La dissolution interne

La conscience se dissout ensuite en la vacuité. À ce moment, le corps reprend un peu de couleur, la respiration cesse et la chaleur se rassemble au-dessus du cœur. C’est le moment final de la mort. Cette dissolution de la conscience en la vacuité est caractérisée par des expériences de lumière appelées « luminosité blanche », « luminosité rouge » et « luminosité noire ». Elles correspondent à la résorption des principes masculin et féminin contenus dans le corps.

Notre corps subtil comprend en effet deux principes, respectivement masculin et féminin, localisés au sommet de la tête pour le premier et au niveau du nombril pour le second. Au moment de la mort, ils se résorbent l’un dans l’autre au niveau du cœur :
– Le principe blanc masculin descend d’abord du sommet de la tête vers le cœur. C’est le moment de l’expérience de luminosité blanche comparable à la clarté lunaire.

La résorption de la conscience est concomitante avec celle de ses pensées. Celles-ci se ramènent à quatre-vingts types, dont trente-trois sont issus de l’aversion, quarante du désir et sept de l’opacité mentale. Pendant cette première phase, ce sont les trente-trois ­types de pensées connectées avec l’aversion, la haine et la colère, qui se dissolvent. Même si notre ennemi le plus féroce ou l’assassin de nos parents était devant nous, nous n’aurions plus d’aversion envers lui.

– Puis le principe rouge féminin se résorbe, il monte du nombril vers le cœur ; c’est alors l’expérience de luminosité rouge compa­rable à la lumière solaire. Pendant celle-ci, ce sont les quarante types de pensées connectées avec le désir et l’attachement qui ­cessent.

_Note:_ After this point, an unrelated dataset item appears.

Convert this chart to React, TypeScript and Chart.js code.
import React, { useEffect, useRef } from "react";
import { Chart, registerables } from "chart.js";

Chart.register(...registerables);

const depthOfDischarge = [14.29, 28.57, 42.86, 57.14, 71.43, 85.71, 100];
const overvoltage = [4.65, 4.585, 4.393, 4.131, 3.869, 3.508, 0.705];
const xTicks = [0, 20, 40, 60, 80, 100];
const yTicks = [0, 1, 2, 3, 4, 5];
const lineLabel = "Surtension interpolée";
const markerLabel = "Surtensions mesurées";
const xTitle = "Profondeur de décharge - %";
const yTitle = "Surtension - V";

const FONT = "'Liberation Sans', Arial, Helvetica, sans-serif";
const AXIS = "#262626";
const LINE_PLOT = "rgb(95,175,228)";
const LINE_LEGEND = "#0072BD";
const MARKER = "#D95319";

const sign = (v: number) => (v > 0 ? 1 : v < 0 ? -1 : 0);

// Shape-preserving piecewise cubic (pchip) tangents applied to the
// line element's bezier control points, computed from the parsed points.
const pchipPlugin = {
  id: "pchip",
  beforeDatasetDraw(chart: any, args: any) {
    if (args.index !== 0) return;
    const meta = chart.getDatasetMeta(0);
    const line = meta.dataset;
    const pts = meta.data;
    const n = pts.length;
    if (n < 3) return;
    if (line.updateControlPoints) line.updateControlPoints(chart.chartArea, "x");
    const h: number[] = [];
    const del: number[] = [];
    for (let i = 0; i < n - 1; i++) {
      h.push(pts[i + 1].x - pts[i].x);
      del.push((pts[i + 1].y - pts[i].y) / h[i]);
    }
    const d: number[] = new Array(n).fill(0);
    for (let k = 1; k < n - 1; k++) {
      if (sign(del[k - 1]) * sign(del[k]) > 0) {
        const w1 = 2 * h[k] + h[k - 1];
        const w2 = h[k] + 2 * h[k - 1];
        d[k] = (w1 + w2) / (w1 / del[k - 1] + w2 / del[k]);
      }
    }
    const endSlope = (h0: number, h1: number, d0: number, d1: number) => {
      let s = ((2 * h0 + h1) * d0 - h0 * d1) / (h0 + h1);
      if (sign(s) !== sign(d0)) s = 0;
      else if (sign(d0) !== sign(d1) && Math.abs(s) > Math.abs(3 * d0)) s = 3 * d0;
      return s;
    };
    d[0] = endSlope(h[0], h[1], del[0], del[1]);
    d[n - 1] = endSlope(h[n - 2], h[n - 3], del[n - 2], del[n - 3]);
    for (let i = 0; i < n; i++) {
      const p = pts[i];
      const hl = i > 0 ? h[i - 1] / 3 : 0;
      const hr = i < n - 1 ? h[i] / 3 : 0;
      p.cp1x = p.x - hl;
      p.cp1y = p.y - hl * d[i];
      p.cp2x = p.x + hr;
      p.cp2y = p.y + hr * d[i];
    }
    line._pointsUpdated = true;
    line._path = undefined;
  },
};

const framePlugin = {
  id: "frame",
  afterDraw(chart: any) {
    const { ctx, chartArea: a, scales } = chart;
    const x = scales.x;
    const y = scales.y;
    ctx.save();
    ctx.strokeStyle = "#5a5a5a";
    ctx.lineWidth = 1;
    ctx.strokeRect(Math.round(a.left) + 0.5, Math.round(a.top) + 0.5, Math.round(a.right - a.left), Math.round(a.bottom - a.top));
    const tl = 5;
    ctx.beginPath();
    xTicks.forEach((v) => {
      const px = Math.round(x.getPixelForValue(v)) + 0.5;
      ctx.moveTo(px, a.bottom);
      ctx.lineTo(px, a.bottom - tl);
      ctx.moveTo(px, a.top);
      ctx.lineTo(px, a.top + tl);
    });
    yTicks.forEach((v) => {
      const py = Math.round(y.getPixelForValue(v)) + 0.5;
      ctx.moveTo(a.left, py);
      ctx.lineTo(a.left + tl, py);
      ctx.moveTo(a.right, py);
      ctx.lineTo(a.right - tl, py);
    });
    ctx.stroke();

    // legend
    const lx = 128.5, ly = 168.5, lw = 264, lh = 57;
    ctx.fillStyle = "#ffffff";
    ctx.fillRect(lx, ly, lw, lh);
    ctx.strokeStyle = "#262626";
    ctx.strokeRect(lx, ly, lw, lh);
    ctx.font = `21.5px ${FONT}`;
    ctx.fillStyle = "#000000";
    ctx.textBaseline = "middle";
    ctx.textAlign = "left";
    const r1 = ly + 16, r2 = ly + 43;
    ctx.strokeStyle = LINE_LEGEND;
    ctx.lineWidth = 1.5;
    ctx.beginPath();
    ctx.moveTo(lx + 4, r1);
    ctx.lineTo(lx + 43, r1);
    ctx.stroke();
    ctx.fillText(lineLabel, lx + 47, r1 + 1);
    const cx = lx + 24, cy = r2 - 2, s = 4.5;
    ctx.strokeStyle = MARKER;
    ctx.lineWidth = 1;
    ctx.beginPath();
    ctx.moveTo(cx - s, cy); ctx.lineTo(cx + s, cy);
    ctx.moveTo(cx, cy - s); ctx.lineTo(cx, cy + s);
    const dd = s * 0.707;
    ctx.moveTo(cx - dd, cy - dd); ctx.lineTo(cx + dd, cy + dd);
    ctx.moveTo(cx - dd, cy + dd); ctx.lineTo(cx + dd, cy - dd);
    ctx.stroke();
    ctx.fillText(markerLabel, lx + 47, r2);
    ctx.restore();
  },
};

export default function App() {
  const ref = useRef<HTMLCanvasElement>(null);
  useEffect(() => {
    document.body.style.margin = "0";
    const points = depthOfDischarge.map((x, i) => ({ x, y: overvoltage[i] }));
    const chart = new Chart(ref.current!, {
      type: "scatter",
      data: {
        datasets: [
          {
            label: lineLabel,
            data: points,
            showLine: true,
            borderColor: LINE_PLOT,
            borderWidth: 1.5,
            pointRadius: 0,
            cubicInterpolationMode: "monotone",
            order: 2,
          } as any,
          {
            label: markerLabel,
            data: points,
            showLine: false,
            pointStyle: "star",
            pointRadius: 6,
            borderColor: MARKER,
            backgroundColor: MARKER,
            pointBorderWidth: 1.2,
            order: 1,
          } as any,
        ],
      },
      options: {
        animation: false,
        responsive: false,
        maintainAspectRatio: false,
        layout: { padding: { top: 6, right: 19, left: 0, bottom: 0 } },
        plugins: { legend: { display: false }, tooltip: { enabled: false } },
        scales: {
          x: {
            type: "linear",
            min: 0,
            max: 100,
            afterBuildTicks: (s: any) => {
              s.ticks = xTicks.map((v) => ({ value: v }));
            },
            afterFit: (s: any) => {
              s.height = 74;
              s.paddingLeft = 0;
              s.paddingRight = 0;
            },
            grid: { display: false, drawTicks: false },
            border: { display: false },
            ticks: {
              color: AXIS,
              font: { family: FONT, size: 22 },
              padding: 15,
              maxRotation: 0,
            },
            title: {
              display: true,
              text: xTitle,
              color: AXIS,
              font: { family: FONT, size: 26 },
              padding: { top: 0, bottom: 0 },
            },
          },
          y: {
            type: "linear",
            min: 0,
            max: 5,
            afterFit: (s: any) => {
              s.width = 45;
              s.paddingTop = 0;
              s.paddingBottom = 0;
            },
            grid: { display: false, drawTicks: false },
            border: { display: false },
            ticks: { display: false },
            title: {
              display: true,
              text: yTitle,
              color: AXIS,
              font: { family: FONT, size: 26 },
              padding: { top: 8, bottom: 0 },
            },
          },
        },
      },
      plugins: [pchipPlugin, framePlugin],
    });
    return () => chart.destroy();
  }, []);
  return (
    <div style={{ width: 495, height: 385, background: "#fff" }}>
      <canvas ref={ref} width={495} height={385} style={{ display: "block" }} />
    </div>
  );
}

Même si un être divin, une déesse ou un dieu, merveilleux et charmant, se présentait, nous n’éprouverions plus aucun désir.
– Lorsque les deux principes se résorbent dans le cœur, la cons­cience perd sa faculté de connaissance. C’est l’expérience de « luminosité » noire semblable à un bleu profond ou à une nuit obscure. Chez un être ordinaire, l’esprit sombre dans l’obscurité. À ce moment, les sept types de pensées en rapport avec l’opacité mentale cessent. Quel que soit alors le spectacle qui puisse apparaître, nous n’en penserions plus rien de bon ou de mauvais.
Tout ce processus de dissolution, depuis le début jusqu’à cette expérience de luminosité noire, est appelé le « bardo du moment de la mort ».

– À la fin de cette dissolution se révèle la claire lumière, la nature fondamentale de l’esprit. Tous les êtres en font l’expérience, mais un être ordinaire ne la reconnaît pas et, pour lui s’y substitue une période d’absence d’expérience, d’inconscience. C’est l’absence de réalisation, l’ignorance, qui fait sombrer l’être ordinaire dans cette phase d’inconscience complète qui remplace l’expérience de la claire lumière. Mais, même si elle est extrêmement fugace et n’est pas reconnue, cette expérience de claire lumière apparaît chez tout être.

Par contre, si l’on a, de son vivant, reconnu la véritable nature de l’esprit, c’est-à-dire si l’on a réalisé ce qui est nommé « Mahâmudrâ », à ce moment final du bardo de la mort, l’esprit peut reconnaître la claire lumière fondamentale et, dans la mesure où la réalisation en est stable, y rester absorbé.

Pour un tel yogi, la claire lumière fille, celle qui a été expérimentée pendant sa vie, et la claire lumière mère, fondamentale, s’unissent. C’est alors l’état de bouddha.